Determine the number of lines containing the word "this". Reply with it and nothing else.

*** Material ***

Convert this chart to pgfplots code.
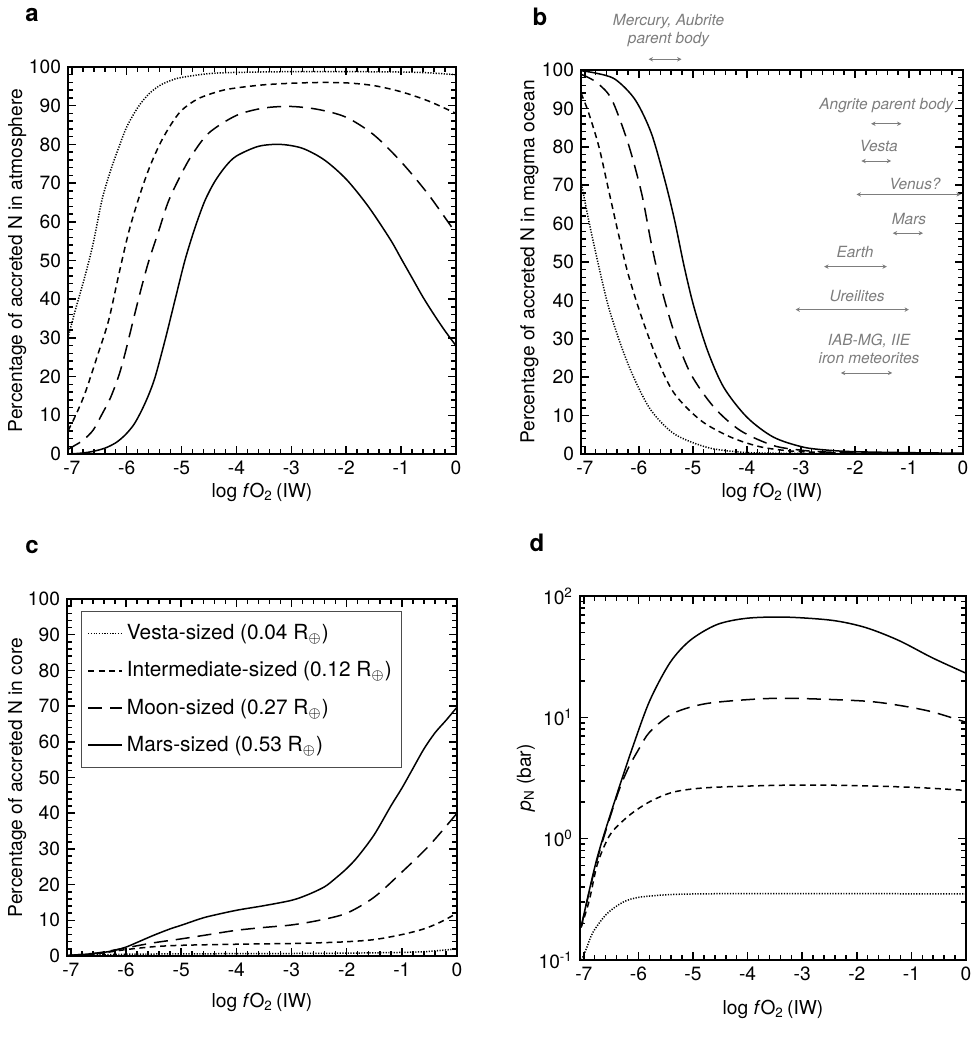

***
*** Material ***

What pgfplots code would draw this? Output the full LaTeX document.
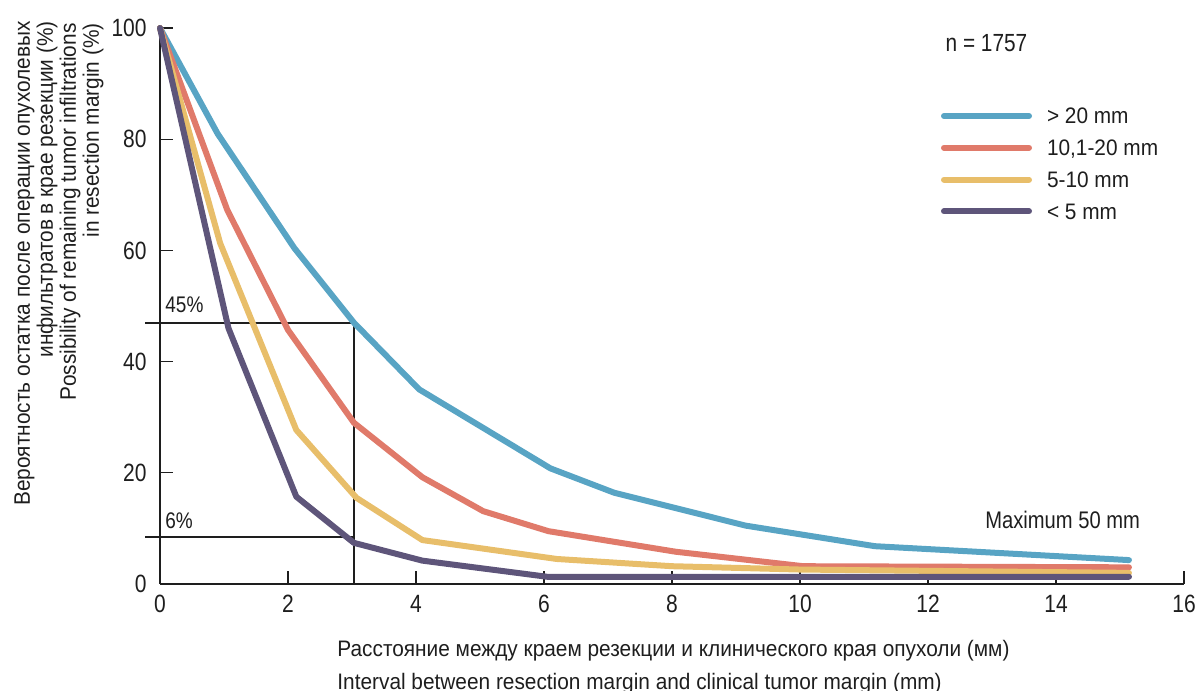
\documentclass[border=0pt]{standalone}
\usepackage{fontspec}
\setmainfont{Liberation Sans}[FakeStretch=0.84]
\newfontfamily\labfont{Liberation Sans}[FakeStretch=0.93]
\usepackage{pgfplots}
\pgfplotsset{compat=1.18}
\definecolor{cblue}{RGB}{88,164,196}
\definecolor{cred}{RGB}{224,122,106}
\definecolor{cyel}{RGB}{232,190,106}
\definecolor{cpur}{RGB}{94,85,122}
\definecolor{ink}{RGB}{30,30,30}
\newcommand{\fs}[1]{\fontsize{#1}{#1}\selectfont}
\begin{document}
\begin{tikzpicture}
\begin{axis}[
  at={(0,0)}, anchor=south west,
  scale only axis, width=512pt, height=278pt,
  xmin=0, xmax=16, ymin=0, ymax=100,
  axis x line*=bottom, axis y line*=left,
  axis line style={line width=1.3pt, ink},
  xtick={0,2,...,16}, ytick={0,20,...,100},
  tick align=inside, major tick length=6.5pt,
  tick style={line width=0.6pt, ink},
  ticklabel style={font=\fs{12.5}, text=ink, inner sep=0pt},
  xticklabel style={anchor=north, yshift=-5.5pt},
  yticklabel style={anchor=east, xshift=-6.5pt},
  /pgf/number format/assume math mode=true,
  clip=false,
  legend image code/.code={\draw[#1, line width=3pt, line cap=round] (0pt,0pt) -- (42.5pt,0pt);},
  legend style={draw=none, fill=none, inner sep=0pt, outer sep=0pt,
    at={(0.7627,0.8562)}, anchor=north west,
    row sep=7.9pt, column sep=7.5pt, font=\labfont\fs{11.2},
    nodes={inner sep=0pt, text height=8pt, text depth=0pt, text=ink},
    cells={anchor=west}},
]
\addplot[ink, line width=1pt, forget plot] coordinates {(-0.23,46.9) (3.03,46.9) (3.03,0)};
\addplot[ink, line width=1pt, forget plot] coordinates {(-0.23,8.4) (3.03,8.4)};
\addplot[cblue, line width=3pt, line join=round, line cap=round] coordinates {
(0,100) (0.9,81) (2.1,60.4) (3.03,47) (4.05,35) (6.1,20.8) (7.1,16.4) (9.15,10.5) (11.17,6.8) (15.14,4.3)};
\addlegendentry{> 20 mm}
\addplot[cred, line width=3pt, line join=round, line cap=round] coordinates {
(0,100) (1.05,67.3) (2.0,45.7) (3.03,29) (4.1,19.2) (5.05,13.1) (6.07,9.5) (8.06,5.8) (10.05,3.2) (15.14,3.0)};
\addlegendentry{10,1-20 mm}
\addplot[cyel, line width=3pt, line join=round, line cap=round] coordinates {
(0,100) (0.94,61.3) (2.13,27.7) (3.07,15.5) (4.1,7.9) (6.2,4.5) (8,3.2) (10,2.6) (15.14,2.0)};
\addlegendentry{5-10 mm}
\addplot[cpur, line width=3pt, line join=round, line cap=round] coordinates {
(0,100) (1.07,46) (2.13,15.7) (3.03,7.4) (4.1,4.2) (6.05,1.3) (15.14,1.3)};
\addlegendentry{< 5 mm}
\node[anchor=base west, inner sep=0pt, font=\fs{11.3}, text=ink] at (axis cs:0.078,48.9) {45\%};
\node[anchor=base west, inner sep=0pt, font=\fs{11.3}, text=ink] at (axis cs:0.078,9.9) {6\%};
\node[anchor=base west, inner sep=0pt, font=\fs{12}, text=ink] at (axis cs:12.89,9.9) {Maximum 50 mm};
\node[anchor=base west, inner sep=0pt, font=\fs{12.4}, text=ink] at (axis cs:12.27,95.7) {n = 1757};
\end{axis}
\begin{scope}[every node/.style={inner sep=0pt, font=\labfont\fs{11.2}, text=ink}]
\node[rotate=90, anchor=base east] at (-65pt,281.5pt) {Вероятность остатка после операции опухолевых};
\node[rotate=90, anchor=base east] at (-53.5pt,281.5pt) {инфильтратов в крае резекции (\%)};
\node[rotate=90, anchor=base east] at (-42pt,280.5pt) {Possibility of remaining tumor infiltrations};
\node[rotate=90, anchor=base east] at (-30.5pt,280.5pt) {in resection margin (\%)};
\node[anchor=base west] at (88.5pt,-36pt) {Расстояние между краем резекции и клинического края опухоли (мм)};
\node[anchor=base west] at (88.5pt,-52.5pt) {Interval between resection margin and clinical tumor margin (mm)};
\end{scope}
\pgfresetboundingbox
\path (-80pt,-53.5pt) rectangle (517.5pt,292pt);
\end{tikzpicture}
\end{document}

***

— Answer to the exercise —
2